Pessimism about national economy grows among business leaders

CPA Canada survey found concern about numerous external risks facing the economy

business economy pessimism

A new survey by the Chartered Professional Accountants of Canada says pessimism about the prospects of the national economy over the next 12 months is growing among Canadian business leaders.

The CPA Canada Business Monitor found that pessimism among the professional accountants jumped to 35 per cent in the fourth quarter of last year, which was up from 28 per cent in the previous quarter. A year ago, it was 16 per cent.

On the flip side, optimism was at 26 per cent, which was its lowest level since 2016 and down sharply from 48 per cent in the fourth quarter of 2017.

“Despite the recent spate of strong economic data, the sharp deterioration in economic sentiment highlights that Canada’s business leaders are rightly worried about the numerous external risks facing the economy,” said Joy Thomas, president and CEO of CPA Canada, in a statement.

“The government took several steps to improve business investment in the fall economic statement, but further actions can still be taken to strengthen Canada competitively and support sustainable economic growth. As optimism in the economy softens, Canadian business leaders are looking for a federal fiscal plan that charts a return to budgetary balance and addresses other factors contributing to economic uncertainty.

“Business executives are among the many groups wanting the government to signal its intention to review the country’s tax system; if not the government, then one of the other parties during the coming election.”

The top three challenges to the Canadian economy cited by survey participants are protectionist trade sentiment in U.S. (18 per cent), uncertainty surrounding the Canadian economy (15 per cent) and oil prices (12 per cent).

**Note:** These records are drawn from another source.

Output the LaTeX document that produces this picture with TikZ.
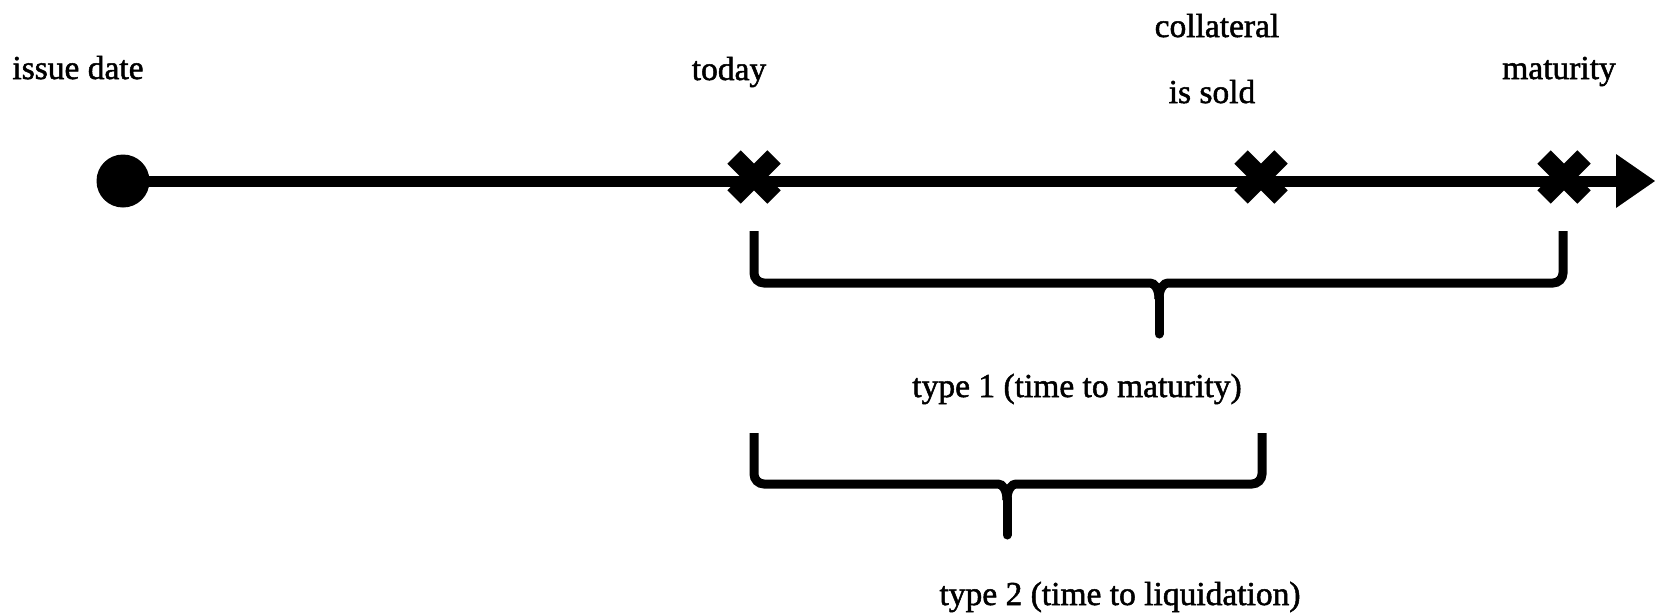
\documentclass[tikz,border=0pt]{standalone}
\usepackage{fontspec}
\setmainfont{Liberation Serif}
\newfontface\lblface{Liberation Serif}[FakeBold=1.5]
\usetikzlibrary{calc}
\begin{document}
\begin{tikzpicture}[x=1pt,y=-1pt,
  lbl/.style={anchor=base,inner sep=0pt,font=\lblface\fontsize{33.5}{40}\selectfont},
  axis/.style={line width=11pt},
  half/.style={line width=9pt,rounded corners=10pt},
  stem/.style={line width=9pt,line cap=round},
  xmark/.pic={\draw[line width=19pt] (-20,-20)--(20,20) (-20,20)--(20,-20);}]
\useasboundingbox (0,0) rectangle (1655,613);
% labels
\node[lbl] (tissue) at (78,79) {issue date};
\node[lbl] (ttoday) at (729,80) {today};
\node[lbl] (tcoll1) at (1217,37) {collateral};
\node[lbl] (tcoll2) at (1212,103) {is sold};
\node[lbl] (tmat) at (1559,79) {maturity};
\node[lbl] (ttype1) at (1077,397) {type 1 (time to maturity)};
\node[lbl] (ttype2) at (1120,605) {type 2 (time to liquidation)};
% timeline
\node[circle,fill,inner sep=0pt,minimum size=53pt] (issue) at (123,181) {};
\coordinate (tipback) at (1618,181);
\coordinate (end) at (1655,181);
\draw[axis] (issue.center) -- (tipback);
\fill ($(tipback)+(-2,-27)$) -- (end) -- ($(tipback)+(-2,27)$) -- cycle;
\coordinate (today) at (754,177);
\coordinate (sold) at (1261,177);
\coordinate (mat) at (1564,177);
\pic at (today) {xmark};
\pic at (sold) {xmark};
\pic at (mat) {xmark};
% brace 1
\coordinate (b1l) at (754,231);
\coordinate (b1r) at (1563,231);
\coordinate (b1t) at (1159,334);
\draw[half] (b1l) -- (b1l |- 0,283) -- (1140,283) .. controls (1154,283) and (1159,288) .. (1159,299);
\draw[half] (b1r) -- (b1r |- 0,283) -- (1178,283) .. controls (1164,283) and (1159,288) .. (1159,299);
\draw[stem] (1159,297) -- (b1t);
% brace 2
\coordinate (b2l) at (754,433);
\coordinate (b2r) at (1262,433);
\coordinate (b2t) at (1007,535);
\draw[half] (b2l) -- (b2l |- 0,484) -- (988,484) .. controls (1002,484) and (1007,489) .. (1007,500);
\draw[half] (b2r) -- (b2r |- 0,484) -- (1026,484) .. controls (1012,484) and (1007,489) .. (1007,500);
\draw[stem] (1007,498) -- (b2t);
\end{tikzpicture}
\end{document}
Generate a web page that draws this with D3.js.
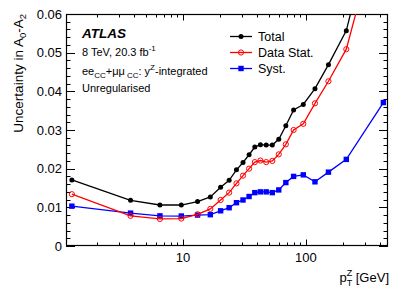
<!DOCTYPE html>
<html><head><meta charset="utf-8">
<script src="https://cdn.jsdelivr.net/npm/d3@7"></script>
<style>body{margin:0;background:#fff}svg{display:block;font-family:"Liberation Sans",Arial,sans-serif}</style>
</head><body>
<svg id="c" width="409" height="294"></svg>
<script>
const pt = [1.25, 3.75, 6.5, 9.7, 13.15, 16.7, 20.25, 23.75, 27.25, 30.8, 34.5, 38.4, 42.65, 47.55, 53.3, 60.15, 68.65, 79.4, 95.2, 118.5, 152.5, 213, 426.5];
const total = [0.0171, 0.0118, 0.0106, 0.0106, 0.0115, 0.0127, 0.0152, 0.0170, 0.0197, 0.0216, 0.0236, 0.0256, 0.0262, 0.0261, 0.0261, 0.0276, 0.0311, 0.0352, 0.0366, 0.0407, 0.0469, 0.0557, 0.094];
const stat = [0.0134, 0.0078, 0.0070, 0.0071, 0.0082, 0.0096, 0.0119, 0.0138, 0.0162, 0.0182, 0.0200, 0.0217, 0.0221, 0.0217, 0.0220, 0.0237, 0.0263, 0.0300, 0.0316, 0.0369, 0.0426, 0.0509, 0.0868];
const syst = [0.0103, 0.0085, 0.0078, 0.00775, 0.0080, 0.0081, 0.0091, 0.0099, 0.0112, 0.0119, 0.0128, 0.0138, 0.0140, 0.0140, 0.0138, 0.0145, 0.0164, 0.0180, 0.0184, 0.0166, 0.0191, 0.0224, 0.0371];
const yTicks = [0, 0.01, 0.02, 0.03, 0.04, 0.05, 0.06];
const yTickLabels = ["0", "0.01", "0.02", "0.03", "0.04", "0.05", "0.06"];
const xTickLabels = {10: "10", 100: "100"};
const seriesNames = ["Total", "Data Stat.", "Syst."];

const L = 66, R = 388, T = 14, B = 246;
const svg = d3.select("#c");
const x = d3.scaleLog().domain([1.12, 465]).range([L, R]);
const y = d3.scaleLinear().domain([0, 0.06]).range([B, T]);

svg.append("defs").append("clipPath").attr("id","clip")
  .append("rect").attr("x",L).attr("y",T).attr("width",R-L).attr("height",B-T);

// ticks
const minorY = d3.range(0, 0.0601, 0.002);
const g = svg.append("g").attr("stroke","#000").attr("stroke-width",1);
minorY.forEach(v=>{
  const major = Math.abs(v*100 - Math.round(v*100)) < 1e-6;
  const len = major ? 9 : 4.5;
  const yy = Math.round(y(v))+0.5;
  g.append("line").attr("x1",L).attr("x2",L+len).attr("y1",yy).attr("y2",yy);
  g.append("line").attr("x1",R).attr("x2",R-len).attr("y1",yy).attr("y2",yy);
});
const xt = [];
[1,10,100].forEach(d=>{for(let k=1;k<10;k++){const v=d*k; if(v>=1.12&&v<=465) xt.push(v);}});
xt.forEach(v=>{
  const major = (v===10||v===100);
  const len = major ? 6.5 : 3.5;
  const xx = Math.round(x(v))+0.5;
  g.append("line").attr("x1",xx).attr("x2",xx).attr("y1",B).attr("y2",B-len);
  g.append("line").attr("x1",xx).attr("x2",xx).attr("y1",T).attr("y2",T+len);
});
svg.append("rect").attr("x",L+0.5).attr("y",T+0.5).attr("width",R-L-1).attr("height",B-T-1)
  .attr("fill","none").attr("stroke","#000").attr("stroke-width",1.2);

// tick labels
yTicks.forEach((v,i)=>{
  svg.append("text").attr("x",62).attr("y",y(v)+4.6).attr("text-anchor","end")
    .attr("font-size",13).text(yTickLabels[i]);
});
Object.keys(xTickLabels).forEach(k=>{
  svg.append("text").attr("x",x(+k)).attr("y",261.5).attr("text-anchor","middle")
    .attr("font-size",13).text(xTickLabels[k]);
});

// axis titles
const yt = svg.append("text").attr("transform","translate(23,14) rotate(-90)")
  .attr("text-anchor","end").attr("font-size",13.5);
yt.append("tspan").text("Uncertainty in A");
yt.append("tspan").attr("font-size",9.5).attr("dy",3).text("0");
yt.append("tspan").attr("dy",-3).text("-A");
yt.append("tspan").attr("font-size",9.5).attr("dy",3).text("2");

const xtl = svg.append("text").attr("x",389).attr("y",282).attr("text-anchor","end").attr("font-size",13);
xtl.append("tspan").text("p");
xtl.append("tspan").attr("font-size",9).attr("dy",4).text("T");
xtl.append("tspan").attr("font-size",9).attr("dx",-5.5).attr("dy",-10).text("Z");
xtl.append("tspan").attr("dy",6).text(" [GeV]");

// series
const line = d3.line().x((d,i)=>x(pt[i])).y(d=>y(d));
const series = [
  {vals: total, color:"#000000", marker:"dot"},
  {vals: stat, color:"#ff0000", marker:"open"},
  {vals: syst, color:"#0000ff", marker:"square"}
];
const plot = svg.append("g").attr("clip-path","url(#clip)");
function drawMarker(sel, m, color, cx, cy){
  if(m==="dot") sel.append("circle").attr("cx",cx).attr("cy",cy).attr("r",2.5).attr("fill",color);
  else if(m==="open") sel.append("circle").attr("cx",cx).attr("cy",cy).attr("r",2.6).attr("fill","none").attr("stroke",color).attr("stroke-width",1);
  else sel.append("rect").attr("x",cx-2.7).attr("y",cy-2.7).attr("width",5.4).attr("height",5.4).attr("fill",color);
}
[2,1,0].forEach(si=>{
  const s = series[si];
  plot.append("path").attr("d",line(s.vals)).attr("fill","none").attr("stroke",s.color).attr("stroke-width",1.3);
  s.vals.forEach((v,i)=>drawMarker(plot, s.marker, s.color, x(pt[i]), y(v)));
});

// legend
seriesNames.forEach((n,i)=>{
  const cy = 36.5 + i*16;
  const s = series[i];
  svg.append("line").attr("x1",230).attr("x2",252).attr("y1",cy).attr("y2",cy).attr("stroke",s.color).attr("stroke-width",1.3);
  drawMarker(svg, s.marker, s.color, 241, cy);
  svg.append("text").attr("x",258).attr("y",cy+4.5).attr("font-size",12.5).text(n);
});

// labels
svg.append("text").attr("x",82).attr("y",37.5).attr("font-size",13.5).attr("font-weight","bold").attr("font-style","italic").text("ATLAS");
const t1 = svg.append("text").attr("x",82).attr("y",56).attr("font-size",11);
t1.append("tspan").text("8 TeV, 20.3 fb");
t1.append("tspan").attr("font-size",8).attr("dy",-5).text("-1");
const t2 = svg.append("text").attr("x",82).attr("y",74.5).attr("font-size",11);
t2.append("tspan").text("ee");
t2.append("tspan").attr("font-size",8).attr("dy",3.5).text("CC");
t2.append("tspan").attr("dy",-3.5).text("+μμ");
t2.append("tspan").attr("font-size",8).attr("dy",3.5).attr("dx",2).text("CC");
t2.append("tspan").attr("dy",-3.5).text(": y");
t2.append("tspan").attr("font-size",8).attr("dy",-5).text("Z");
t2.append("tspan").attr("dy",5).text("-integrated");
svg.append("text").attr("x",82).attr("y",92).attr("font-size",11).text("Unregularised");
</script>
</body></html>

Here are some of the key findings from the survey:

  • company optimism is down to 49 per cent from 61 per cent a year ago;
  • 64 per cent foresee increased company revenues (72 per cent in quarter four 2017);
  • 57 per cent expect increased profits (64 per cent in quarter four 2017);
  • 39 per cent expect employee numbers to increase (50 per cent in quarter four 2017);
  • the top priorities cited by survey participants for their own businesses in 2019 are: increasing sales within Canada (21 per cent), reducing costs (16 per cent) and, tied at 13 per cent, attracting/retaining employees and improving productivity;
  • 77 per cent think the federal government should use the upcoming budget to set a date for a return to a balanced budget;
  • 58 per cent believe the promised review of Canada’s regulatory system made in the federal government’s fall economic update would be helpful;
  • 79 per cent think a comprehensive review of Canada’s tax system is required with 66 per cent calling for political parties to make prioritizing that review part of their 2019 federal election campaign platforms.